The Energy and Environment Cabinet violated
parts of the Open Records Act by withholding internal emails and parts of
emails based on incorrect exemptions.
On Sept. 21, 2016, the Office of Attorney General Andy Beshear issued an
opinion in the Open Records appeal of In
re: Cathy Goguen/Energy and Environment Cabinet, 16-ORD-208.
Goguen submitted an Open Records request to the cabinet on
June 24 stating a previous request had not been received by her in regard to
a complaint and report related to the Americans with Disabilities Act.
Five days later she sent a follow-up email to the cabinet
requesting a status update on the requested documents relating to email records
or reports to a Nina Hockensmith from various persons.
On June 29, the day of the follow-up email, the cabinet
responded. It stated it was still conducting search for records, stating
officials anticipated having the records obtained and ready by July 8. Immediately
Goguen replied that her first request was in May and she had not received that request
yet, and added to her request.
Goguen also appealed to Beshear’s office on June 29 as well,
stating the records were not provided in a timely manner and it had not
released all records.
On July 11, the cabinet said it had responded to
Open Records request from Goguen 11 times since April in relation to 19
requests, with 312 documents provided to her since April. It also stated
that it produced records to Goguen on June 30, and thus requested the appeal be
dismissed as moot.
The cabinet attached an email dated June 30 to its response,
where it stated that documents would be provided via a secure internet-based
website where Goguen must log in to view the non-exempt records, but that 115
were exempt under KRS 61.872(1)(i) and (j), which are the internal and
attorney-client privilege exceptions.
Other emails were attached to the
response.
Beshear’s office requested to view the emails in question
and asked the agency if any final action had been taken. The cabinet responded
with the documents and noted that a letter from Hockensmith stated there was no
ADA violation and no further action would be taken.
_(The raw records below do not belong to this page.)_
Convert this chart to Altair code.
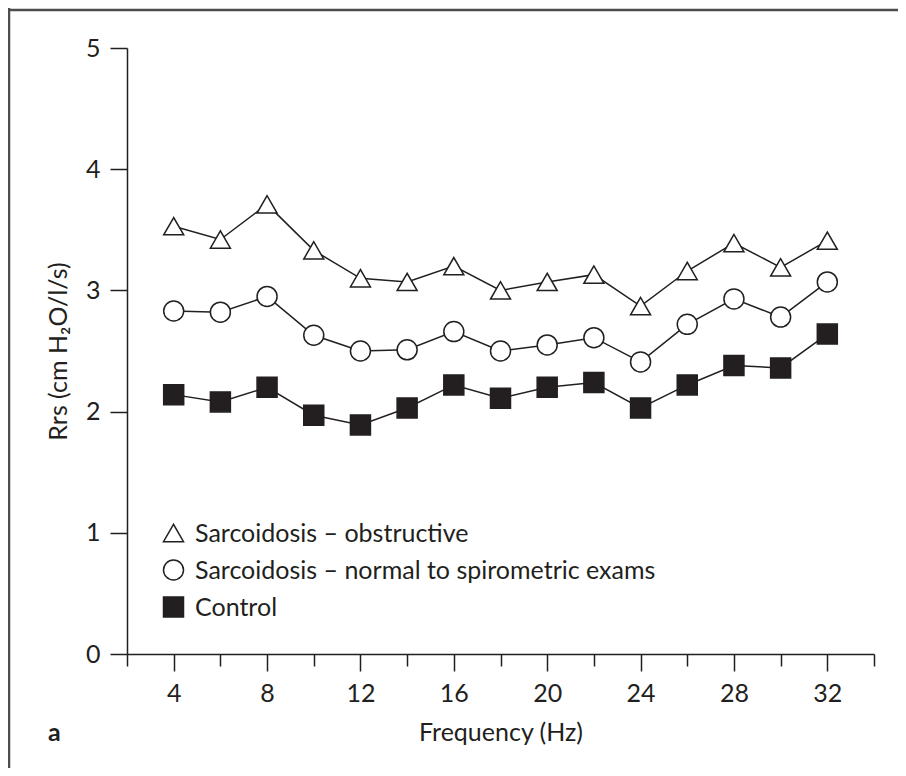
import altair as alt
import pandas as pd

freq = [4, 6, 8, 10, 12, 14, 16, 18, 20, 22, 24, 26, 28, 30, 32]
obstructive = [3.53, 3.42, 3.71, 3.33, 3.10, 3.07, 3.20, 3.00, 3.07, 3.13, 2.87, 3.16, 3.39, 3.19, 3.41]
normal = [2.83, 2.82, 2.95, 2.63, 2.50, 2.51, 2.66, 2.50, 2.55, 2.61, 2.41, 2.72, 2.93, 2.78, 3.07]
control = [2.14, 2.08, 2.20, 1.97, 1.89, 2.03, 2.22, 2.11, 2.20, 2.24, 2.03, 2.22, 2.38, 2.36, 2.64]
series_names = ["Sarcoidosis \u2013 obstructive",
                "Sarcoidosis \u2013 normal to spirometric exams",
                "Control"]
x_ticks = list(range(2, 35, 2))
y_ticks = [i / 2 for i in range(0, 11)]
panel_label = ["a"]

rows = []
for name, vals in zip(series_names, [obstructive, normal, control]):
    for f, v in zip(freq, vals):
        rows.append({"freq": f, "rrs": v, "series": name})
df = pd.DataFrame(rows)
legend_df = pd.DataFrame({"series": series_names})

INK = "#231f20"
FONT = "Lato"
FS = 25

shape_scale = alt.Scale(domain=series_names, range=["triangle-up", "circle", "square"])
fill_scale = alt.Scale(domain=series_names, range=["white", "white", INK])

x_enc = alt.X("freq:Q", scale=alt.Scale(domain=[2, 34], nice=False, zero=False),
              axis=alt.Axis(values=x_ticks,
                            labelExpr="datum.value % 4 === 0 ? datum.label : ''",
                            tickSize={"condition": {"test": "datum.value % 4 === 0", "value": 17}, "value": 12},
                            labelPadding=10, labelOverlap=False, labelFlush=False,
                            title="Frequency (Hz)", titlePadding=14))
y_enc = alt.Y("rrs:Q", scale=alt.Scale(domain=[0, 5], nice=False),
              axis=alt.Axis(values=y_ticks, format="d",
                            labelExpr="datum.value % 1 === 0 ? datum.label : ''",
                            tickSize={"condition": {"test": "datum.value % 1 === 0", "value": 17}, "value": 10},
                            labelPadding=10, labelOverlap=False, labelFlush=False,
                            title="Rrs (cm H\u2082O/l/s)", titlePadding=14))

base = alt.Chart(df)

lines = base.mark_line(color=INK, strokeWidth=1.5).encode(
    x=x_enc, y=y_enc, detail="series:N")

points = base.mark_point(size=400, strokeWidth=1.5, stroke=INK, opacity=1).encode(
    x="freq:Q", y="rrs:Q",
    shape=alt.Shape("series:N", scale=shape_scale, legend=None),
    fill=alt.Fill("series:N", scale=fill_scale, legend=None),
)

data_layer = alt.layer(lines, points)

# legend drawn as marks, rows placed by a point scale
leg_y = alt.Y("series:N", sort=series_names,
              scale=alt.Scale(type="point", domain=series_names, range=[485, 559], padding=0),
              axis=None)
leg_sym = alt.Chart(legend_df).mark_point(size=400, strokeWidth=1.5, stroke=INK, opacity=1).encode(
    x=alt.value(46.5), y=leg_y,
    shape=alt.Shape("series:N", scale=shape_scale, legend=None),
    fill=alt.Fill("series:N", scale=fill_scale, legend=None),
)
leg_txt = alt.Chart(legend_df).mark_text(
    align="left", baseline="middle", font=FONT, fontSize=FS, color=INK, dy=1
).encode(x=alt.value(68), y=leg_y, text="series:N")
legend_layer = alt.layer(leg_sym, leg_txt)

frame_df = pd.DataFrame({"k": [0]})
left_line = alt.Chart(frame_df).mark_rule(color="#4d4d4d", strokeWidth=2.5).encode(
    x=alt.value(-118), y=alt.value(-40), y2=alt.value(720))
top_line = alt.Chart(frame_df).mark_rule(color="#4d4d4d", strokeWidth=2.5).encode(
    x=alt.value(-119), x2=alt.value(771), y=alt.value(-38))

label = alt.Chart(pd.DataFrame({"t": panel_label})).mark_text(
    align="left", baseline="alphabetic", fontSize=FS, fontWeight="bold", font=FONT, color=INK
).encode(text="t:N", x=alt.value(-79), y=alt.value(693))

chart = alt.layer(data_layer, legend_layer, left_line, top_line, label).resolve_scale(
    y="independent"
).properties(
    width=747, height=606,
    padding={"left": 119, "top": 40, "right": 24, "bottom": 114},
    autosize=alt.AutoSizeParams(type="none"),
).configure_view(stroke=None).configure_axis(
    domainColor=INK, domainWidth=1.5, tickColor=INK, tickWidth=1.5,
    labelFont=FONT, labelFontSize=FS, labelColor=INK,
    titleFont=FONT, titleFontSize=FS, titleFontWeight="normal", titleColor=INK,
    grid=False,
)

chart.save("out.html", embed_options={"renderer": "svg", "actions": False})
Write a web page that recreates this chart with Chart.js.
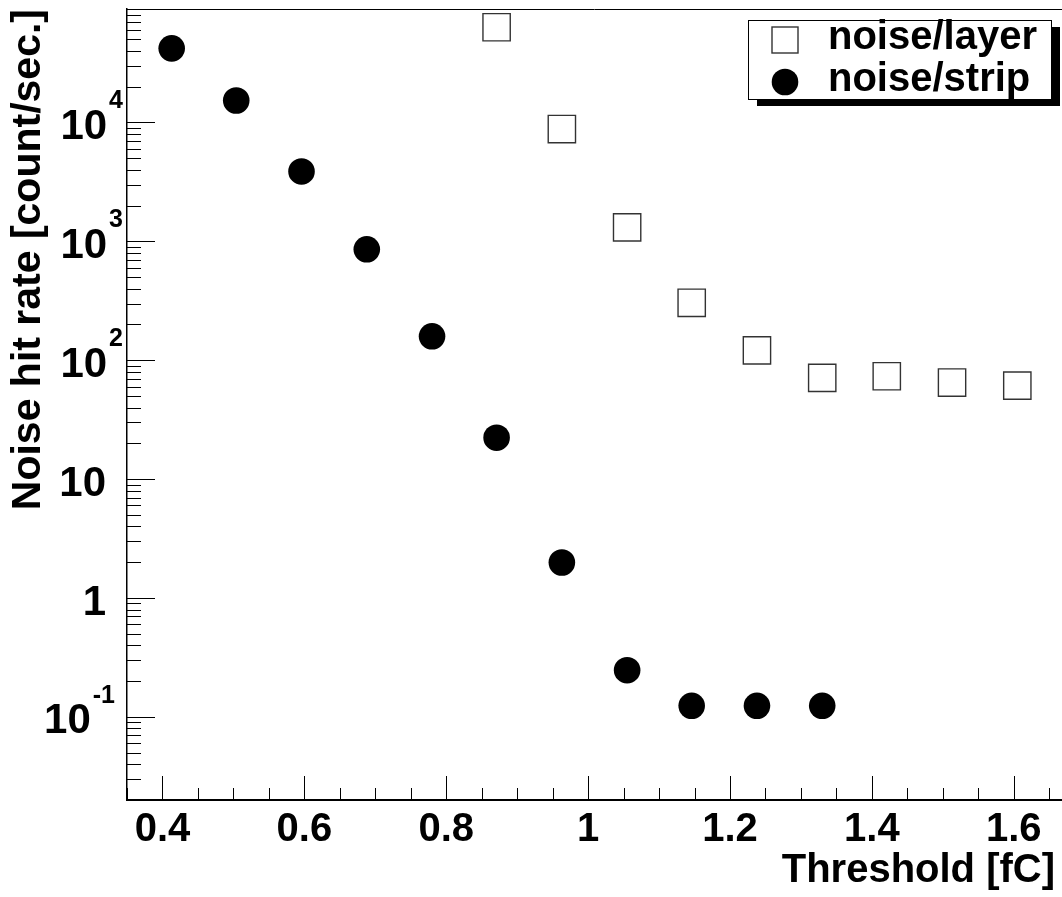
<!DOCTYPE html>
<html>
<head>
<meta charset="utf-8">
<script src="https://cdn.jsdelivr.net/npm/chart.js@4.4.1/dist/chart.umd.min.js"></script>
<style>
html, body { margin: 0; padding: 0; background: #fff; }
#wrap { width: 1062px; height: 897px; }
</style>
</head>
<body>
<div id="wrap"><canvas id="chart_noiseRate" width="1062" height="897"></canvas></div>
<script>
// values
var thresholdStrip = [0.413, 0.504, 0.596, 0.688, 0.780, 0.871, 0.963, 1.055, 1.146, 1.238, 1.330];
var rateStrip = [42000, 15300, 3870, 857, 159, 22.3, 1.99, 0.247, 0.124, 0.124, 0.124];
var thresholdLayer = [0.871, 0.963, 1.055, 1.146, 1.238, 1.330, 1.421, 1.513, 1.605];
var rateLayer = [63200, 8800, 1310, 304, 121, 71, 73.3, 64.9, 61.2];

var xTickValues = [0.4, 0.6, 0.8, 1.0, 1.2, 1.4, 1.6];
var xTickLabels = ['0.4', '0.6', '0.8', '1', '1.2', '1.4', '1.6'];
var yTickValues = [0.1, 1, 10, 100, 1000, 10000];
var yTickBase = ['10', '1', '10', '10', '10', '10'];
var yTickExp = ['-1', '', '', '2', '3', '4'];

var FONT = '"Liberation Sans", Arial, Helvetica, sans-serif';
Chart.defaults.font.family = FONT;
Chart.defaults.color = '#000';

function toPoints(xs, ys) {
    return xs.map(function (x, i) { return { x: x, y: ys[i] }; });
}

var rootStyle = {
    id: 'rootStyle',
    afterDraw: function (chart) {
        var ctx = chart.ctx, area = chart.chartArea;
        var xs = chart.scales.x, ys = chart.scales.y;
        ctx.save();
        ctx.strokeStyle = '#000';

        // top frame line
        ctx.lineWidth = 1;
        ctx.beginPath();
        ctx.moveTo(area.left, area.top + 0.5);
        ctx.lineTo(area.right, area.top + 0.5);
        ctx.stroke();

        // x ticks, pointing up into the frame
        for (var k = Math.ceil(xs.min / 0.05 - 1e-6); k <= Math.floor(xs.max / 0.05 + 1e-6); k++) {
            var px = Math.round(xs.getPixelForValue(k * 0.05)) + 0.5;
            var len = (k % 4 === 0) ? 24 : 12;
            ctx.beginPath();
            ctx.moveTo(px, area.bottom);
            ctx.lineTo(px, area.bottom - len);
            ctx.stroke();
        }

        // y ticks (log), pointing right into the frame
        for (var d = -2; d <= 4; d++) {
            for (var m = 1; m <= 9; m++) {
                var v = m * Math.pow(10, d);
                if (v < ys.min * 0.999 || v > ys.max * 1.001) continue;
                var py = Math.round(ys.getPixelForValue(v)) + 0.5;
                ctx.beginPath();
                ctx.moveTo(area.left, py);
                ctx.lineTo(area.left + (m === 1 ? 28 : 14), py);
                ctx.stroke();
            }
        }

        // y labels with exponents
        ctx.fillStyle = '#000';
        ctx.textBaseline = 'middle';
        ctx.textAlign = 'right';
        for (var i = 0; i < yTickValues.length; i++) {
            var y = ys.getPixelForValue(yTickValues[i]);
            if (yTickExp[i]) {
                var right = yTickExp[i].charAt(0) === '-' ? 115 : 123;
                ctx.font = 'bold 25px ' + FONT;
                var ew = ctx.measureText(yTickExp[i]).width;
                ctx.fillText(yTickExp[i], right, y - 21);
                ctx.font = 'bold 42px ' + FONT;
                ctx.fillText(yTickBase[i], right - ew - 2, y + 5);
            } else {
                ctx.font = 'bold 42px ' + FONT;
                ctx.fillText(yTickBase[i], 106, y + 5);
            }
        }

        // x axis title, right aligned under the frame
        ctx.font = 'bold 40px ' + FONT;
        ctx.textAlign = 'right';
        ctx.textBaseline = 'middle';
        ctx.fillText('Threshold [fC]', 1055, 871);

        // legend box with shadow
        var lx = 748, ly = 20, lw = 303, lh = 79;
        ctx.fillStyle = '#000';
        ctx.fillRect(lx + 9, ly + 7, lw, lh);
        ctx.fillStyle = '#fff';
        ctx.fillRect(lx, ly, lw, lh);
        ctx.lineWidth = 1;
        ctx.strokeRect(lx + 0.5, ly + 0.5, lw, lh);

        var rows = [40, 82];
        chart.data.datasets.forEach(function (ds, j) {
            var cy = rows[j];
            ctx.lineWidth = ds.borderWidth;
            ctx.strokeStyle = ds.borderColor;
            ctx.fillStyle = ds.backgroundColor;
            if (ds.pointStyle === 'rect') {
                ctx.fillRect(772, cy - 13, 26, 26);
                ctx.strokeRect(772, cy - 13, 26, 26);
            } else {
                ctx.beginPath();
                ctx.arc(785, cy, ds.pointRadius, 0, Math.PI * 2);
                ctx.fill();
            }
            ctx.fillStyle = '#000';
            ctx.font = 'bold 40px ' + FONT;
            ctx.textAlign = 'left';
            ctx.textBaseline = 'alphabetic';
            ctx.fillText(ds.label, 828, cy + 9);
        });
        ctx.restore();
    }
};

var chart_noiseRate = new Chart(document.getElementById('chart_noiseRate'), {
    type: 'scatter',
    data: {
        datasets: [
            {
                label: 'noise/layer',
                data: toPoints(thresholdLayer, rateLayer),
                pointStyle: 'rect',
                pointRadius: 19.3,
                backgroundColor: '#fff',
                borderColor: '#333',
                borderWidth: 1.4,
                showLine: false
            },
            {
                label: 'noise/strip',
                data: toPoints(thresholdStrip, rateStrip),
                pointStyle: 'circle',
                pointRadius: 13.3,
                backgroundColor: '#000',
                borderColor: '#000',
                borderWidth: 0,
                showLine: false
            }
        ]
    },
    options: {
        animation: false,
        responsive: false,
        events: [],
        layout: { autoPadding: false, padding: { top: 9, right: 0, bottom: 0, left: 0 } },
        plugins: {
            legend: { display: false },
            tooltip: { enabled: false }
        },
        scales: {
            x: {
                type: 'linear',
                position: 'bottom',
                min: 0.35,
                max: 1.668,
                grid: { display: false, drawTicks: false },
                border: { display: true, color: '#000', width: 2 },
                ticks: {
                    padding: 6,
                    font: { size: 40, weight: 'bold' },
                    color: '#000',
                    maxRotation: 0,
                    autoSkip: false,
                    callback: function (value) {
                        var i = xTickValues.indexOf(value);
                        return i >= 0 ? xTickLabels[i] : '';
                    }
                },
                afterBuildTicks: function (scale) {
                    scale.ticks = xTickValues.map(function (v) { return { value: v }; });
                },
                afterFit: function (scale) {
                    scale.height = 97;
                    scale.paddingLeft = 0;
                    scale.paddingRight = 0;
                },
                title: { display: false }
            },
            y: {
                type: 'logarithmic',
                position: 'left',
                min: 0.02,
                max: 90000,
                grid: { display: false, drawTicks: false },
                border: { display: true, color: '#000', width: 1.5 },
                ticks: { display: false },
                afterBuildTicks: function (scale) {
                    scale.ticks = yTickValues.map(function (v) { return { value: v }; });
                },
                afterFit: function (scale) {
                    scale.width = 127;
                    scale.paddingTop = 0;
                    scale.paddingBottom = 0;
                },
                title: {
                    display: true,
                    text: 'Noise hit rate [count/sec.]',
                    align: 'end',
                    color: '#000',
                    font: { size: 41, weight: 'bold' },
                    padding: { top: 4, bottom: 0 }
                }
            }
        }
    },
    plugins: [rootStyle]
});
</script>
</body>
</html>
After reviewing emails claimed to be exempt under the
internal-preliminary exemption, Beshear found that many of them consisted
solely of factual communications, rather than recommendations or opinions. Thus
they do not fall within the exemption, and the cabinet violated the Open
Records Act in withholding them.
Beshear found that the parts of the emails that contained
legal advice were exempt, but the emails with information that was available before being sent to the attorney were not exempt as privileged materials,
again meaning the cabinet violated the Open Records Act.